■ WHAT THE TASK REQUIRES ■
Retype only what runs from the first line of the listing to the line holding "rectangle (1086, 592);", both included. Do not retype the pictures.

-- SUPPLIED MATERIAL start --

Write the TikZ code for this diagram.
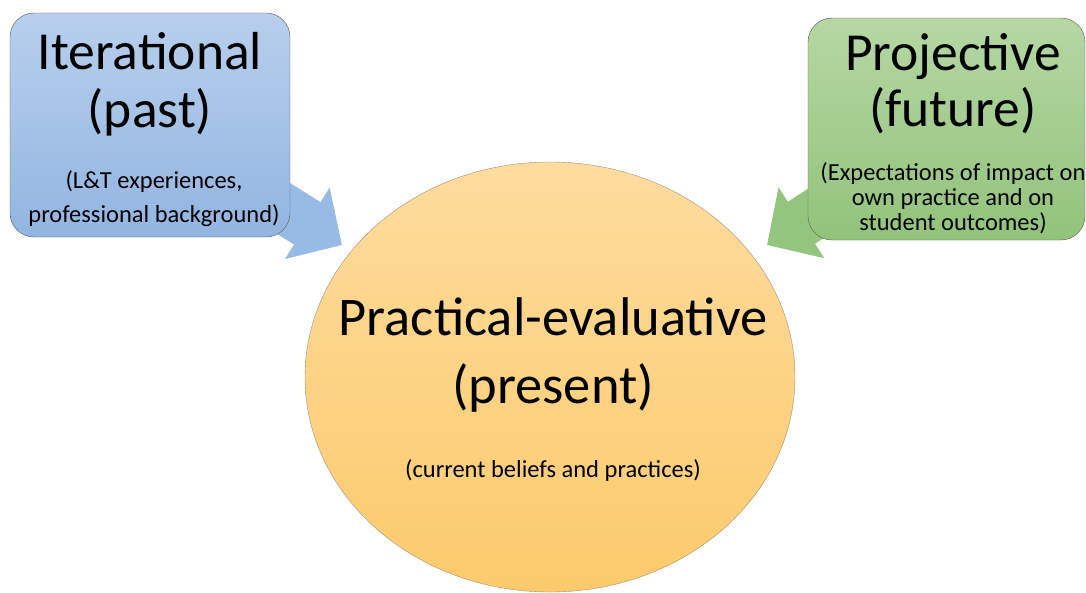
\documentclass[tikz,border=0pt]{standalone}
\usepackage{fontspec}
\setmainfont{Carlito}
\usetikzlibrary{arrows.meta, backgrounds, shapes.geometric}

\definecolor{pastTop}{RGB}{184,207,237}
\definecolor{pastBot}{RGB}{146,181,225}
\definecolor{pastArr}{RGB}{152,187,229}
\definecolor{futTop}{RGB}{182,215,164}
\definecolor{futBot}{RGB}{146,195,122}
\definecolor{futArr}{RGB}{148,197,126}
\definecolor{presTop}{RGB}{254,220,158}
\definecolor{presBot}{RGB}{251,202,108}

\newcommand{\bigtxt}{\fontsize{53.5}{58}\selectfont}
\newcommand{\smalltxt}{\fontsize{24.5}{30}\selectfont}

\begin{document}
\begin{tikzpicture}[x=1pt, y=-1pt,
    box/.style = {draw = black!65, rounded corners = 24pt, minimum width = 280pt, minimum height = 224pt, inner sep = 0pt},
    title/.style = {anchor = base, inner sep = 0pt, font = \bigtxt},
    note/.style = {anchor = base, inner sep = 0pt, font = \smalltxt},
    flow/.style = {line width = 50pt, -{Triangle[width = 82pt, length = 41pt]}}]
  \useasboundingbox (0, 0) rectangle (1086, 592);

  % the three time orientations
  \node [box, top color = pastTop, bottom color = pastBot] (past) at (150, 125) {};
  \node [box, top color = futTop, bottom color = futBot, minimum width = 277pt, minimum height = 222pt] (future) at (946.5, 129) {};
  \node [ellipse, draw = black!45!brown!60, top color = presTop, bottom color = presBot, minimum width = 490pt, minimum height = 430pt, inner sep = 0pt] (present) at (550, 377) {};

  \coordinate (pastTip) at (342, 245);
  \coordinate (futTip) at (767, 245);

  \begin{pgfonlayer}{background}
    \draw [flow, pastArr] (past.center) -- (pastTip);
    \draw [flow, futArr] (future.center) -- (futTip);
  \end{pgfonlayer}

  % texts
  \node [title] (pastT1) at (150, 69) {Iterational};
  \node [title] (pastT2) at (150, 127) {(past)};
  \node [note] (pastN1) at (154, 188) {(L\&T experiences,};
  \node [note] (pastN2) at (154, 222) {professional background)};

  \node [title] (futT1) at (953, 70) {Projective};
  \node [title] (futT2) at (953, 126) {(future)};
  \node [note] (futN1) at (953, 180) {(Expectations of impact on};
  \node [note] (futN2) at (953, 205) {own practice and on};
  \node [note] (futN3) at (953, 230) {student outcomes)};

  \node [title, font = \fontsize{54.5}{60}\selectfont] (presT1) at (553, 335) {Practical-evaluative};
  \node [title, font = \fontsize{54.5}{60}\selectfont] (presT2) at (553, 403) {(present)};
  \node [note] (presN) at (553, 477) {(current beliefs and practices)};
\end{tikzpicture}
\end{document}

-- SUPPLIED MATERIAL end --

■ CORRECT RESULT ■
Write the TikZ code for this diagram.
\documentclass[tikz,border=0pt]{standalone}
\usepackage{fontspec}
\setmainfont{Carlito}
\usetikzlibrary{arrows.meta, backgrounds, shapes.geometric}

\definecolor{pastTop}{RGB}{184,207,237}
\definecolor{pastBot}{RGB}{146,181,225}
\definecolor{pastArr}{RGB}{152,187,229}
\definecolor{futTop}{RGB}{182,215,164}
\definecolor{futBot}{RGB}{146,195,122}
\definecolor{futArr}{RGB}{148,197,126}
\definecolor{presTop}{RGB}{254,220,158}
\definecolor{presBot}{RGB}{251,202,108}

\newcommand{\bigtxt}{\fontsize{53.5}{58}\selectfont}
\newcommand{\smalltxt}{\fontsize{24.5}{30}\selectfont}

\begin{document}
\begin{tikzpicture}[x=1pt, y=-1pt,
    box/.style = {draw = black!65, rounded corners = 24pt, minimum width = 280pt, minimum height = 224pt, inner sep = 0pt},
    title/.style = {anchor = base, inner sep = 0pt, font = \bigtxt},
    note/.style = {anchor = base, inner sep = 0pt, font = \smalltxt},
    flow/.style = {line width = 50pt, -{Triangle[width = 82pt, length = 41pt]}}]
  \useasboundingbox (0, 0) rectangle (1086, 592);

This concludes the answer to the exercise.